Undeterred, Mike Pompeo sent a clear message to Peongyang when his made a speech in Vietnam. Comparing the economic progress of former US adversary Vietnam to North Korea’s potential economic awekening, Pompeo said, “In light of the once-unimaginable prosperity and partnership we have with Vietnam today, I have a message for chairman Kim Jong Un: President Trump believes your country can replicate this path.”
US Leaders’ Economic Development Plans
American leaders, both on the business and political side, tend to overestimate the influence of economic factors on foreign leaders’ thoughts. President Lyndon Baines Johnson, at the height of the Vietnam War, thought he could buy Ho Chi Mihn’s friendship with a vast economic development package of North Vietnam. LBJ offered a program as ambitious as “the Tennessee Valley Authority“ — yet Ho Chi Mihn turned him down cold.
Later, Richard Nixon made similar offers, which also were rebuffed. The North Vietnamese considered them insulting, as if they could be bought off with a few economic concessions. That hasn’t stopped US leaders trying similar methods in the years since. During the Clinton Years, US leaders tried to buy Russian friendship by pushing McDonald’s franchises in the former Soviet Union. George W. Bush thought big building projects in Afghanistan would make friendships, yet the village leaders said the Americans never asked if the locals wanted those projects or not.
So while it is a warm thought that Sheldon Adelson might invest in a North Korean integrated casino-resort, it is a long way from happening. While Kim Jong-un wants to get around sanctions, that might not mean he really wants many foreign tourists in his country. North Korea is called the “Hermit Kingdom” for a reason; that reason is the Kim family needs to keep its people isolated from outside news and outside influences.
Speedboats and Skyscrapers
Despite Sheldon Adelson’s passing interest, Las Vegas Sands appears to be more focused on other countries. Ron Reese, an LVS spokesman, said in a follow-up to Sheldon Adelson’s remarks in Israel, “I’m sure a lot of American companies would feel even better about doing business in South Korea if the situation with the North was resolved. Bottom line, the company’s interest remains in South Korea.”
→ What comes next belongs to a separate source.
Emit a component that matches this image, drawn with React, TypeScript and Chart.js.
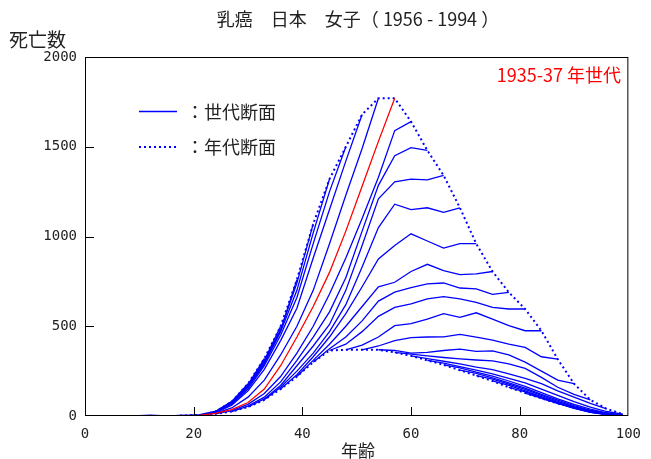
import React, { useEffect, useRef } from "react";
import { Chart, registerables } from "chart.js";

Chart.register(...registerables);

// ---------- text ----------
const TITLE = "乳癌　日本　女子（ 1956 - 1994 ）";
const Y_LABEL = "死亡数";
const X_LABEL = "年齢";
const COHORT_LABEL = "1935-37 年世代";
const LEGEND_SOLID = "：世代断面";
const LEGEND_DOTTED = "：年代断面";

// ---------- axes ----------
const X_TICKS = [0, 20, 40, 60, 80, 100];
const Y_TICKS = [0, 500, 1000, 1500, 2000];
const AGE_STEP = 3; // age groups every 3 years, periods every 3 years
const FIRST_PERIOD = 1956;
const HIGHLIGHT_COHORT = 1935;

// ---------- period cross-sections (ages 0,3,...,99) ----------
const period1956 = [0, 0, 0, 0, 0, 0, 1, 4, 12, 25, 50, 90, 150, 220, 300, 365, 369, 369, 369, 355, 335, 310, 285, 255, 225, 195, 160, 128, 98, 70, 48, 28, 12, 3];
const period1994 = [0, 0, 0, 0, 0, 0, 1, 5, 25, 80, 180, 320, 500, 760, 1070, 1320, 1500, 1680, 1770, 1770, 1640, 1480, 1340, 1160, 960, 805, 689, 596, 475, 317, 180, 90, 40, 10];

// ---------- cohort cross-sections: values from age (1956 - birth) every 3 years ----------
const born1968 = [0, 0, 0, 0, 0, 0, 0, 0, 0, 0, 1, 5, 25];
const born1965 = [0, 0, 0, 0, 0, 0, 0, 0, 0, 1, 5, 25, 80];
const born1962 = [0, 0, 0, 0, 0, 0, 0, 0, 1, 5, 24, 80, 180];
const born1959 = [0, 0, 0, 0, 0, 0, 0, 1, 4, 23, 78, 175, 320];
const born1956 = [0, 0, 0, 0, 0, 0, 2, 4, 22, 75, 170, 310, 500];
const born1953 = [0, 0, 0, 0, 0, 2, 4, 22, 75, 165, 300, 480, 760];
const born1950 = [0, 0, 0, 0, 2, 4, 22, 75, 165, 300, 480, 740, 1070];
const born1947 = [0, 5, 0, 2, 4, 20, 70, 160, 290, 470, 700, 1020, 1320];
const born1944 = [0, 0, 3, 4, 20, 65, 150, 280, 450, 660, 960, 1250, 1500];
const born1941 = [0, 3, 4, 18, 60, 140, 260, 420, 600, 880, 1150, 1420, 1680];
const born1938 = [2, 4, 15, 45, 105, 200, 340, 500, 700, 960, 1230, 1490, 1770];
const born1935 = [4, 15, 35, 75, 150, 280, 440, 610, 800, 1030, 1280, 1530, 1770];
const born1932 = [12, 30, 65, 125, 220, 350, 500, 680, 880, 1100, 1330, 1590, 1640];
const born1929 = [25, 55, 105, 190, 310, 440, 580, 770, 1030, 1285, 1450, 1495, 1480];
const born1926 = [50, 95, 170, 280, 390, 510, 700, 950, 1210, 1305, 1320, 1315, 1340];
const born1923 = [90, 160, 250, 350, 470, 620, 830, 1050, 1180, 1150, 1160, 1135, 1160];
const born1920 = [150, 230, 330, 440, 570, 720, 875, 950, 1015, 975, 935, 960, 960];
const born1917 = [220, 310, 400, 500, 610, 720, 745, 805, 845, 810, 788, 792, 805];
const born1914 = [300, 375, 440, 530, 640, 690, 715, 736, 741, 713, 708, 678, 689];
const born1911 = [365, 400, 470, 555, 605, 624, 652, 665, 652, 633, 605, 596, 596];
const born1908 = [369, 395, 440, 503, 515, 540, 570, 550, 575, 540, 503, 475, 475];
const born1905 = [369, 390, 420, 437, 440, 441, 455, 440, 423, 400, 382, 330, 317];
const born1902 = [369, 365, 350, 354, 365, 372, 360, 363, 340, 300, 250, 200, 180];
const born1899 = [355, 345, 335, 326, 318, 312, 307, 290, 265, 215, 160, 121, 90];
const born1896 = [335, 320, 305, 290, 272, 258, 235, 210, 180, 140, 105, 70, 40];
const born1893 = [310, 295, 275, 255, 235, 210, 185, 150, 115, 80, 50, 25, 10];
const born1890 = [285, 268, 245, 222, 195, 165, 130, 95, 65, 38, 18, 6];
const born1887 = [255, 237, 212, 185, 155, 120, 88, 58, 32, 14, 4];
const born1884 = [225, 205, 178, 148, 115, 82, 52, 28, 12, 3];
const born1881 = [195, 170, 140, 108, 76, 48, 25, 10, 3];
const born1878 = [160, 135, 102, 72, 44, 22, 9, 2];
const born1875 = [128, 100, 70, 42, 20, 8, 2];
const born1872 = [98, 72, 45, 22, 8, 2];
const born1869 = [70, 50, 25, 9, 2];
const born1866 = [48, 30, 12, 3];
const born1863 = [28, 15, 4];
const born1860 = [12, 5];

const cohortBirthYears = [1968, 1965, 1962, 1959, 1956, 1953, 1950, 1947, 1944, 1941, 1938, 1935, 1932, 1929, 1926, 1923, 1920, 1917, 1914, 1911, 1908, 1905, 1902, 1899, 1896, 1893, 1890, 1887, 1884, 1881, 1878, 1875, 1872, 1869, 1866, 1863, 1860];
const cohortSeries = [born1968, born1965, born1962, born1959, born1956, born1953, born1950, born1947, born1944, born1941, born1938, born1935, born1932, born1929, born1926, born1923, born1920, born1917, born1914, born1911, born1908, born1905, born1902, born1899, born1896, born1893, born1890, born1887, born1884, born1881, born1878, born1875, born1872, born1869, born1866, born1863, born1860];

const BLUE = "#0000ff";
const RED = "#ff0000";
const TEXT = "#222222";
const CJK = '"Noto Sans CJK JP", "Noto Sans", sans-serif';
const MONO = '"DejaVu Sans Mono", "Liberation Mono", monospace';

function toPoints(startAge: number, values: number[]) {
  return values
    .map((v, i) => ({ x: startAge + i * AGE_STEP, y: v }))
    .filter((p) => p.x >= 0 && p.x <= 100);
}

const decor = {
  id: "decor",
  afterDraw(chart: any) {
    const { ctx, chartArea: a, scales } = chart;
    ctx.save();
    // frame
    ctx.strokeStyle = "#000";
    ctx.lineWidth = 1;
    ctx.setLineDash([]);
    ctx.strokeRect(a.left + 0.5, a.top + 0.5, a.right - a.left - 1, a.bottom - a.top - 1);
    // inward ticks
    ctx.beginPath();
    X_TICKS.slice(1, -1).forEach((v) => {
      const x = Math.round(scales.x.getPixelForValue(v)) + 0.5;
      ctx.moveTo(x, a.bottom);
      ctx.lineTo(x, a.bottom - 9);
    });
    Y_TICKS.slice(1, -1).forEach((v) => {
      const y = Math.round(scales.y.getPixelForValue(v)) + 0.5;
      ctx.moveTo(a.left, y);
      ctx.lineTo(a.left + 9, y);
    });
    ctx.stroke();

    // texts
    ctx.fillStyle = TEXT;
    ctx.textBaseline = "middle";
    ctx.textAlign = "center";
    ctx.font = `18px ${CJK}`;
    ctx.fillText(TITLE, 358, 19);
    ctx.font = `17px ${CJK}`;
    ctx.fillText(X_LABEL, 358, 451);
    ctx.textAlign = "left";
    ctx.font = `19px ${CJK}`;
    ctx.fillText(Y_LABEL, 9, 40);

    // cohort label
    ctx.fillStyle = RED;
    ctx.textAlign = "right";
    ctx.font = `18px ${CJK}`;
    ctx.fillText(COHORT_LABEL, 621, 75);

    // legend
    ctx.strokeStyle = BLUE;
    ctx.lineWidth = 1.5;
    ctx.beginPath();
    ctx.moveTo(139, 111.5);
    ctx.lineTo(177, 111.5);
    ctx.stroke();
    ctx.lineWidth = 2;
    ctx.setLineDash([2, 3]);
    ctx.beginPath();
    ctx.moveTo(139, 147);
    ctx.lineTo(177, 147);
    ctx.stroke();
    ctx.setLineDash([]);
    ctx.fillStyle = TEXT;
    ctx.textAlign = "left";
    ctx.font = `18px ${CJK}`;
    ctx.fillText(LEGEND_SOLID, 186, 112);
    ctx.fillText(LEGEND_DOTTED, 186, 147);
    ctx.restore();
  },
};

export default function App() {
  const ref = useRef<HTMLCanvasElement>(null);

  useEffect(() => {
    const canvas = ref.current;
    if (!canvas) return;
    const datasets: any[] = [];
    const lineBase = {
      showLine: true,
      pointRadius: 0,
      pointHoverRadius: 0,
      tension: 0,
      fill: false,
    };
    // highlighted cohort first (drawn on top)
    cohortBirthYears.forEach((b, i) => {
      if (b !== HIGHLIGHT_COHORT) return;
      datasets.push({
        ...lineBase,
        label: `${b}`,
        data: toPoints(FIRST_PERIOD - b, cohortSeries[i]),
        borderColor: RED,
        borderWidth: 1.3,
      });
    });
    // period (dotted) cross-sections
    [period1956, period1994].forEach((vals, i) => {
      datasets.push({
        ...lineBase,
        label: i === 0 ? "1956" : "1994",
        data: toPoints(0, vals),
        borderColor: BLUE,
        borderWidth: 2,
        borderDash: [2, 3],
      });
    });
    // cohort (solid) cross-sections
    cohortBirthYears.forEach((b, i) => {
      if (b === HIGHLIGHT_COHORT) return;
      datasets.push({
        ...lineBase,
        label: `${b}`,
        data: toPoints(FIRST_PERIOD - b, cohortSeries[i]),
        borderColor: BLUE,
        borderWidth: 1.3,
      });
    });

    const chart = new Chart(canvas, {
      type: "scatter",
      data: { datasets },
      options: {
        responsive: false,
        devicePixelRatio: 1,
        animation: false,
        layout: { padding: { top: 57, right: 21, left: 0, bottom: 0 } },
        plugins: { legend: { display: false }, tooltip: { enabled: false }, title: { display: false } },
        scales: {
          x: {
            type: "linear",
            min: 0,
            max: 100,
            grid: { display: false, drawTicks: false },
            border: { display: false },
            ticks: {
              stepSize: 20,
              padding: 10,
              color: TEXT,
              font: { family: MONO, size: 14 },
              maxRotation: 0,
              callback: (v: any) => String(v),
            },
            afterFit: (s: any) => {
              s.height = 43;
            },
          },
          y: {
            type: "linear",
            min: 0,
            max: 2000,
            grid: { display: false, drawTicks: false },
            border: { display: false },
            ticks: {
              stepSize: 500,
              padding: 8,
              color: TEXT,
              font: { family: MONO, size: 14 },
              callback: (v: any) => String(v),
            },
            afterFit: (s: any) => {
              s.width = 85;
            },
          },
        },
      } as any,
      plugins: [decor],
    });
    return () => chart.destroy();
  }, []);

  return (
    <div style={{ position: "absolute", left: 0, top: 0, width: 651, height: 459, background: "#fff" }}>
      <canvas ref={ref} width={651} height={459} style={{ display: "block", width: 651, height: 459 }} />
    </div>
  );
}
Still, Donald Trump has visions of skyscrapers and speedboats along the North Korean coastline. Trump recently said, “As an example, they have great beaches. You see that whenever they’re exploding their cannons into the ocean. I said, boy, look at that view. Wouldn’t that make a great condo? And I explained, I said, you know, instead of doing that you could have the best hotels in the world right there.”